- [REQUIREMENTS] Work through the data line by line, gathering every line that has the word "this".

--- EXCERPTED RECORDS ---

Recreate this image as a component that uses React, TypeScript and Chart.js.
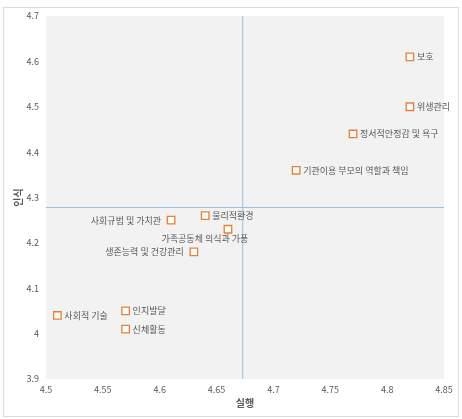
import React, { useEffect, useRef } from "react";
import { Chart, registerables } from "chart.js";
Chart.register(...registerables);

const labels = [
  "보호",
  "위생관리",
  "정서적안정감 및 욕구",
  "기관이용 부모의 역할과 책임",
  "사회규범 및 가치관",
  "물리적환경",
  "가족공동체 의식과 가풍",
  "생존능력 및 건강관리",
  "사회적 기술",
  "인지발달",
  "신체활동",
];
const practice = [4.82, 4.82, 4.77, 4.72, 4.61, 4.64, 4.66, 4.63, 4.51, 4.57, 4.57];
const awareness = [4.61, 4.5, 4.44, 4.36, 4.25, 4.26, 4.23, 4.18, 4.04, 4.05, 4.01];
const labelSide = ["right", "right", "right", "right", "left", "right", "below", "left", "right", "right", "right"];
const practiceMean = 4.673;
const awarenessMean = 4.278;
const xTicks = [4.5, 4.55, 4.6, 4.65, 4.7, 4.75, 4.8, 4.85];
const yTicks = [3.9, 4.0, 4.1, 4.2, 4.3, 4.4, 4.5, 4.6, 4.7];
const xTitle = "실행";
const yTitle = "인식";

const FONT = "'Noto Sans CJK KR', 'Noto Sans', sans-serif";

export default function App() {
  const ref = useRef<HTMLCanvasElement | null>(null);
  useEffect(() => {
    if (!ref.current) return;
    const bgPlugin = {
      id: "bg",
      beforeDraw(chart: any) {
        const { ctx, chartArea } = chart;
        ctx.save();
        ctx.fillStyle = "#ffffff";
        ctx.fillRect(0, 0, chart.width, chart.height);
        ctx.strokeStyle = "#dcdcdc";
        ctx.lineWidth = 1;
        ctx.strokeRect(3.5, 7.5, 455, 409);
        ctx.fillStyle = "#f2f2f2";
        ctx.fillRect(chartArea.left, chartArea.top, chartArea.right - chartArea.left, chartArea.bottom - chartArea.top);
        ctx.restore();
      },
    };
    const labelPlugin = {
      id: "pointLabels",
      afterDatasetsDraw(chart: any) {
        const { ctx } = chart;
        const meta = chart.getDatasetMeta(2);
        ctx.save();
        ctx.font = `9px ${FONT}`;
        ctx.fillStyle = "#595959";
        ctx.textBaseline = "middle";
        meta.data.forEach((pt: any, i: number) => {
          const side = labelSide[i];
          if (side === "left") {
            ctx.textAlign = "right";
            ctx.fillText(labels[i], pt.x - 10, pt.y);
          } else if (side === "below") {
            ctx.textAlign = "center";
            ctx.fillText(labels[i], pt.x - 23, pt.y + 9);
          } else {
            ctx.textAlign = "left";
            ctx.fillText(labels[i], pt.x + 7, pt.y);
          }
        });
        ctx.restore();
      },
    };
    const chart = new Chart(ref.current, {
      type: "scatter",
      data: {
        datasets: [
          {
            label: "v",
            data: [
              { x: practiceMean, y: yTicks[0] },
              { x: practiceMean, y: yTicks[yTicks.length - 1] },
            ],
            showLine: true,
            borderColor: "#9dbfe0",
            borderWidth: 1,
            pointRadius: 0,
          },
          {
            label: "h",
            data: [
              { x: xTicks[0], y: awarenessMean },
              { x: xTicks[xTicks.length - 1], y: awarenessMean },
            ],
            showLine: true,
            borderColor: "#9dbfe0",
            borderWidth: 1,
            pointRadius: 0,
          },
          {
            label: "points",
            data: practice.map((x, i) => ({ x, y: awareness[i] })),
            pointStyle: "rect",
            pointRadius: 5.3,
            borderColor: "#ed7d31",
            backgroundColor: "#ffffff",
            borderWidth: 1.3,
          },
        ],
      },
      options: {
        animation: false,
        responsive: false,
        maintainAspectRatio: false,
        layout: { padding: { left: 0, right: 18, top: 16, bottom: 0 } },
        plugins: { legend: { display: false }, tooltip: { enabled: false } },
        scales: {
          x: {
            type: "linear",
            min: xTicks[0],
            max: xTicks[xTicks.length - 1],
            border: { display: false },
            grid: { display: false, drawTicks: false },
            afterBuildTicks: (s: any) => {
              s.ticks = xTicks.map((v) => ({ value: v }));
            },
            afterFit: (s: any) => {
              s.height = 40;
            },
            ticks: {
              padding: 5,
              color: "#595959",
              font: { family: FONT, size: 9 },
              maxRotation: 0,
              callback: (v: any) => String(Number(v)),
            },
            title: {
              display: true,
              text: xTitle,
              color: "#595959",
              font: { family: FONT, size: 10, weight: "bold" },
              padding: { top: 0, bottom: 10 },
            },
          },
          y: {
            type: "linear",
            min: yTicks[0],
            max: yTicks[yTicks.length - 1],
            border: { display: false },
            grid: { display: false, drawTicks: false },
            afterBuildTicks: (s: any) => {
              s.ticks = yTicks.map((v) => ({ value: v }));
            },
            afterFit: (s: any) => {
              s.width = 46;
            },
            ticks: {
              padding: 7,
              color: "#595959",
              font: { family: FONT, size: 9 },
              callback: (v: any) => String(Number(v)),
            },
            title: {
              display: true,
              text: yTitle,
              color: "#595959",
              font: { family: FONT, size: 10, weight: "bold" },
              padding: { top: 12, bottom: 0 },
            },
          },
        },
      },
      plugins: [bgPlugin, labelPlugin],
    } as any);
    return () => chart.destroy();
  }, []);
  return (
    <div style={{ position: "absolute", left: 0, top: 0, width: 462, height: 419 }}>
      <canvas ref={ref} width={462} height={419} style={{ width: 462, height: 419, display: "block" }} />
    </div>
  );
}
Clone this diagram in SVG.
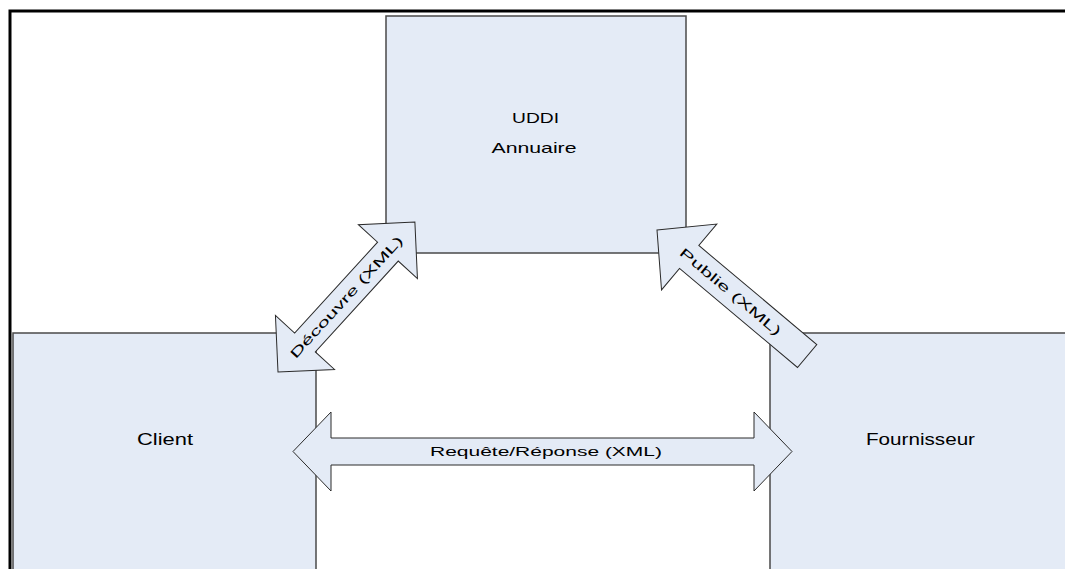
<svg xmlns="http://www.w3.org/2000/svg" width="1065" height="569" viewBox="0 0 1065 569">
<defs>
<style>
.box{fill:#E4EBF6;stroke:#4a4a4a;stroke-width:1.5}
.arr{fill:#E4EBF6;stroke:#2a2a2a;stroke-width:1}
.t{font-family:"Liberation Sans",Arial,sans-serif;fill:#000;text-anchor:middle}
</style>
</defs>
<rect width="1065" height="569" fill="#fff"/>
<path d="M10,569 V11 H1065" fill="none" stroke="#000" stroke-width="3"/>
<g id="uddi">
<rect class="box" x="386" y="16" width="300" height="237"/>
<text class="t" x="535.5" y="123" font-size="14" textLength="47" lengthAdjust="spacingAndGlyphs">UDDI</text>
<text class="t" x="534" y="153" font-size="15" textLength="85" lengthAdjust="spacingAndGlyphs">Annuaire</text>
</g>
<g id="client">
<rect class="box" x="13" y="333" width="303" height="250"/>
<text class="t" x="165" y="445" font-size="17" textLength="56" lengthAdjust="spacingAndGlyphs">Client</text>
</g>
<g id="fournisseur">
<rect class="box" x="770" y="333" width="303" height="250"/>
<text class="t" x="920.5" y="445" font-size="17" textLength="109" lengthAdjust="spacingAndGlyphs">Fournisseur</text>
</g>
<g id="connectors">
<g id="decouverte" transform="translate(278,372) rotate(-47.6)">
<polygon class="arr" points="0,0 40,-40 40,-14 163,-14 163,-40 203,0 163,40 163,14 40,14 40,40"/>
<text class="t" x="101.5" y="4.5" font-size="13" textLength="160" lengthAdjust="spacingAndGlyphs">Découvre (XML)</text>
</g>
<g id="publie" transform="translate(657,230) rotate(40)">
<polygon class="arr" points="0,0 42,-43 42,-15 196,-15 196,15 42,15 42,43"/>
<text class="t" x="96" y="4.5" font-size="13" textLength="128" lengthAdjust="spacingAndGlyphs">Publie (XML)</text>
</g>
<g id="requete">
<polygon class="arr" points="293,451.5 331,412 331,438 754,438 754,412 792,451.5 754,491 754,465 331,465 331,491"/>
<text class="t" x="546" y="456" font-size="13" textLength="232" lengthAdjust="spacingAndGlyphs">Requête/Réponse (XML)</text>
</g>
</g>
</svg>
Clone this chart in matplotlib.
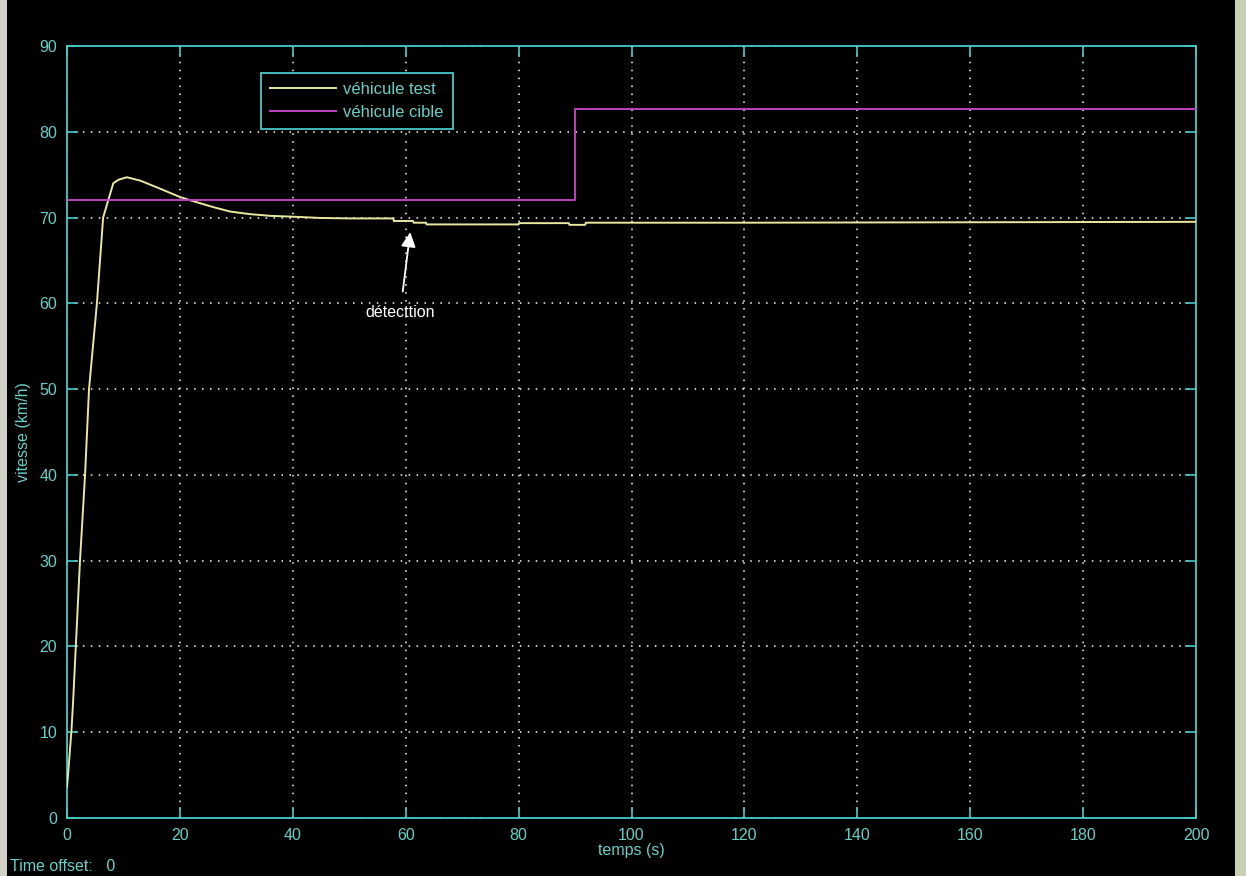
import matplotlib
matplotlib.use("Agg")
import matplotlib.pyplot as plt
from matplotlib.patches import Rectangle

# Speed of the test vehicle (km/h) over time (s)
t_test = [0, 0.3, 0.8, 1.1, 2.3, 3.2, 3.9, 5.3, 6.4, 7.3, 8.2, 9.1, 10.6, 13, 16,
          20, 22.4, 26, 28.9, 32.4, 36, 40, 45, 50, 55, 57.8, 57.9, 61.3, 61.4,
          63.6, 63.7, 80, 80.1, 88.9, 89.0, 91.8, 91.9, 120, 160, 200]
v_test = [3.6, 6.0, 10.3, 13.8, 30, 40, 50, 60, 70, 72, 74, 74.4, 74.7, 74.3, 73.5,
          72.4, 71.9, 71.2, 70.7, 70.4, 70.2, 70.1, 69.95, 69.9, 69.9, 69.9, 69.6, 69.6, 69.4,
          69.4, 69.2, 69.2, 69.35, 69.35, 69.15, 69.15, 69.4, 69.4, 69.45, 69.5]

# Speed of the target vehicle (km/h): step change at t = 90 s
t_cible = [0, 90, 90, 200]
v_cible = [72, 72, 82.7, 82.7]

x_ticks = list(range(0, 201, 20))
y_ticks = list(range(0, 91, 10))

legend_labels = ["véhicule test", "véhicule cible"]
annot_text = "détecttion"
annot_head = (60.8, 68.3)
annot_text_pos = (59.0, 58.9)

CYAN = "#48c8c8"
LABEL = "#66d0c8"
YELLOW = "#e8e8a0"
MAGENTA = "#c040c0"

plt.rcParams["font.family"] = ["Liberation Sans", "DejaVu Sans"]

fig = plt.figure(figsize=(12.46, 8.76), dpi=100, facecolor="black")
# window frame strips at the sides
fig.patches.append(Rectangle((0, 0), 7 / 1246, 1, transform=fig.transFigure,
                             facecolor="#d2d2c8", edgecolor="none", zorder=0))
fig.patches.append(Rectangle((1235 / 1246, 0), 11 / 1246, 1, transform=fig.transFigure,
                             facecolor="#c8d2b2", edgecolor="none", zorder=0))

ax = fig.add_axes([67 / 1246, 58 / 876, 1129 / 1246, 772 / 876], facecolor="black")

ax.plot(t_test, v_test, color=YELLOW, lw=1.4, label=legend_labels[0], zorder=3)
ax.plot(t_cible, v_cible, color=MAGENTA, lw=1.4, label=legend_labels[1], zorder=3)

ax.set_xlim(0, 200)
ax.set_ylim(0, 90)
ax.set_xticks(x_ticks)
ax.set_yticks(y_ticks)
ax.grid(True, color="white", lw=1.1, linestyle=(0, (1, 4.2)))
ax.tick_params(direction="in", length=8, width=1.2, color=CYAN, labelcolor=LABEL,
               labelsize=11.5, top=True, right=True, pad=7)
for s in ax.spines.values():
    s.set_color(CYAN)
    s.set_linewidth(1.3)

ax.set_xlabel("temps (s)", color=LABEL, fontsize=11.5, labelpad=0)
ax.set_ylabel("vitesse (km/h)", color=LABEL, fontsize=11.5, labelpad=6)

leg = ax.legend(loc="upper left", bbox_to_anchor=(0.1718, 0.965), borderaxespad=0,
                frameon=True, fancybox=False, fontsize=12, handlelength=3.95,
                handletextpad=0.42, labelspacing=0.48, borderpad=0.55)
leg.get_frame().set_facecolor("black")
leg.get_frame().set_edgecolor(CYAN)
leg.get_frame().set_linewidth(1.3)
leg.get_frame().set_alpha(1)
for txt in leg.get_texts():
    txt.set_color(LABEL)

ax.annotate(annot_text, xy=annot_head, xytext=annot_text_pos, color="white",
            fontsize=11.5, ha="center", va="center",
            arrowprops=dict(arrowstyle="-|>", color="white", lw=1.3,
                            mutation_scale=22, shrinkA=8, shrinkB=0))

fig.text(10 / 1246, 2 / 876, "Time offset:   0", color=LABEL, fontsize=11.5,
         ha="left", va="bottom")

fig.savefig("out.png", dpi=100, facecolor="black")
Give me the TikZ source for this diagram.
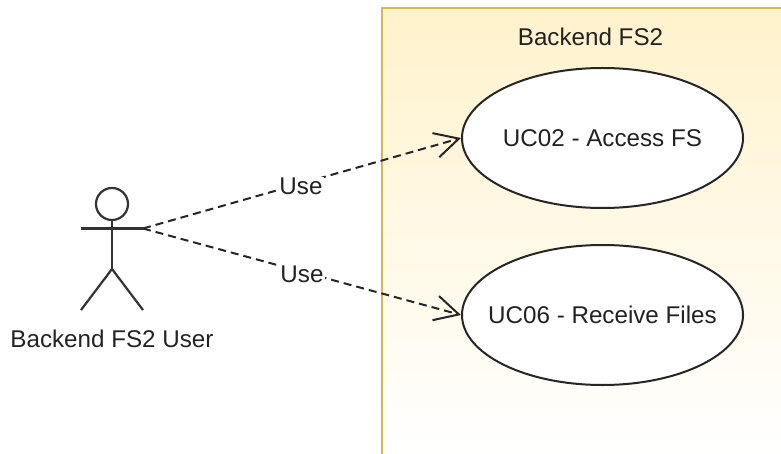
\documentclass[tikz,border=0pt]{standalone}
\usepackage{fontspec}
\setmainfont{Liberation Sans}
\usetikzlibrary{arrows.meta,shapes.geometric}
\definecolor{txt}{HTML}{222222}
\definecolor{lin}{HTML}{333333}
\definecolor{sysfill}{HTML}{FFF2CC}
\definecolor{sysline}{HTML}{D6B656}
\tikzset{
  usecase/.style={draw=black!85,line width=2pt,fill=white,ellipse,inner sep=-40pt,minimum width=281pt,minimum height=140pt,text=txt,font=\fontsize{24.2}{28}\selectfont},
  lbl/.style={text=txt,font=\fontsize{24.2}{28}\selectfont,inner sep=1pt},
  uselink/.style={draw=black!85,line width=2pt,dash pattern=on 8pt off 5pt,-{Straight Barb[length=24pt,width=25pt,line width=2pt]}},
  stick/.style={draw=lin,line width=2.2pt}
}
\begin{document}
\begin{tikzpicture}[x=1pt,y=-1pt]
\useasboundingbox (0,0) rectangle (781,454);
\begin{scope}
\clip (0,0) rectangle (781,454);
\node (sys) [shape=rectangle,minimum width=420pt,minimum height=450pt,inner sep=0pt,anchor=north west,top color=sysfill,bottom color=white] at (382,8) {};
\draw[draw=sysline,line width=2pt] (sys.north east) -- (sys.north west) -- (sys.south west);
\end{scope}
\node[lbl] (title) at (590.5,37) {Backend FS2};
\node[usecase] (uc1) at (602.5,138) {UC02 - Access FS};
\node[usecase] (uc2) at (602.5,315) {UC06 - Receive Files};
\node (headc) [circle,draw=lin,line width=2.2pt,minimum size=32pt,inner sep=0pt] at (112,204) {};
\coordinate (hip) at (112,269);
\coordinate (lh) at (81,228.5);
\coordinate (rh) at (143,228.5);
\coordinate (lf) at (81,310);
\coordinate (rf) at (143,310);
\draw[stick] (headc.south) -- (hip);
\draw[stick] (lh) -- (rh);
\draw[stick] (lf) -- (hip) -- (rf);
\node[lbl] (actor) at (112,339) {Backend FS2 User};
\draw[uselink] (rh) -- (uc1.west) node[pos=0.5,fill=white,lbl,yshift=-3pt,xshift=-1pt] (u1) {Use};
\draw[uselink] (rh) -- (uc2.west) node[pos=0.5,fill=white,lbl,yshift=-3pt,xshift=0pt] (u2) {Use};
\end{tikzpicture}
\end{document}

---

- [REPLY]
Recreate this image as a component that uses React, TypeScript and Chart.js.
Clone this diagram in SVG.
Clone this chart in matplotlib.
Give me the TikZ source for this diagram.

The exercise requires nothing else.